There are times when a defendant may wish to accept responsibility for their actions and enter into a plea agreement too early in the proceedings in order to receive a potentially reduced sentence.
If your attorney feels that your chances of winning at trial are high and wants more time before accepting a plea bargain, then that’s something to consider and counsel with your attorney on. On the other hand, if they don’t think it’s likely that you will win and believe the benefits of a plea deal outweigh the risks, then you could allow them to negotiate a plea bargain on your behalf.
After any plea bargain is reached, both parties usually must be present during the court proceedings in order for the judge to give their opinion on whether the plea agreement is fair.
If you have reason to believe that pursuing a plea deal would be beneficial for either yourself or another individual, consulting with an attorney may help you understand what options are available and how feasible they are likely to be.
Going To Trial vs. Accepting a Plea Bargain
If you do decide to go to trial it’s important to note that if you lose, you may be given the maximum sentences for a DUI conviction. A DUI first offense is considered a misdemeanor, and most states set the maximum fine at $1,000 and the maximum imprisonment term for a time not to exceed six months.
In addition, it’s common for a state’s Motor Vehicles Division upon notification that you’ve been arrested for DUI to proceed with suspending your driver’s license. You are entitled to a hearing to contest their decision.

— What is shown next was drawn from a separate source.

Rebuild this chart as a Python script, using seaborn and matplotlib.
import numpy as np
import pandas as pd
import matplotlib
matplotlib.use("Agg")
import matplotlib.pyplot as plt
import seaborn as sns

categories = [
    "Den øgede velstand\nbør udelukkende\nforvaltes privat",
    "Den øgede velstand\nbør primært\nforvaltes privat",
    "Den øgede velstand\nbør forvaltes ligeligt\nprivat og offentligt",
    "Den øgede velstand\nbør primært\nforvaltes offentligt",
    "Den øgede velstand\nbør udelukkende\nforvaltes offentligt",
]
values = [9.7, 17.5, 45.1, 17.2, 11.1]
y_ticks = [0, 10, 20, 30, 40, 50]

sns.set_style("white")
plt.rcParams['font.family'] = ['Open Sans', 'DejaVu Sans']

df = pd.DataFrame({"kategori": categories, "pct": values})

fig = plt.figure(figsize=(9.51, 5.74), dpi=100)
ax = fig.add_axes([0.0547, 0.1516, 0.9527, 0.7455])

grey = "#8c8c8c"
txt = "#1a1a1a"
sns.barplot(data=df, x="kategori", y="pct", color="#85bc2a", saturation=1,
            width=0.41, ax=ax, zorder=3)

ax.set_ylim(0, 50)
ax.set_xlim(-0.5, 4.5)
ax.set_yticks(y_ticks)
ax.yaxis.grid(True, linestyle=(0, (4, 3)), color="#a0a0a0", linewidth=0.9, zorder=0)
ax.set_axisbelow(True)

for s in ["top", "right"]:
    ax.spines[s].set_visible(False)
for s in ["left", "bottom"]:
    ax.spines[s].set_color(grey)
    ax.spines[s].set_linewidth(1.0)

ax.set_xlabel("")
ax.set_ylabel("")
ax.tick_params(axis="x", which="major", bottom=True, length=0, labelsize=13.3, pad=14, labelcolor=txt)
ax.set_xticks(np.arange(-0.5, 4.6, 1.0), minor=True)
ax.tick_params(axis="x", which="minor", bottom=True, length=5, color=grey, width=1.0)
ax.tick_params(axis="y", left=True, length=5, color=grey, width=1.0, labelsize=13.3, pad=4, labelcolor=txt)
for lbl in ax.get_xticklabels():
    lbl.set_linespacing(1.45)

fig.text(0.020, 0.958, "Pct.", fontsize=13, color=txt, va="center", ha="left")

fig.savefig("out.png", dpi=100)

If you win the hearing, then your license will not be suspended per the DMV; however, at trial a judge may suspend your driver’s license as part of your sentencing.
Do I Need An Attorney for Help with DUI Plea Bargaining?
If you have been charged with Driving While Intoxicated, a DWI defense attorney who represents people in your situation can help guide you through this process and represent you in court.
Because of the penalties that are part of most plea agreements, it is important that you have an DUI attorney who can help you negotiate for the best possible agreement given your circumstances.
When negotiating a plea agreement, especially for something as serious as a DUI, you need an experienced attorney to help make sure your best interests are represented in the agreement.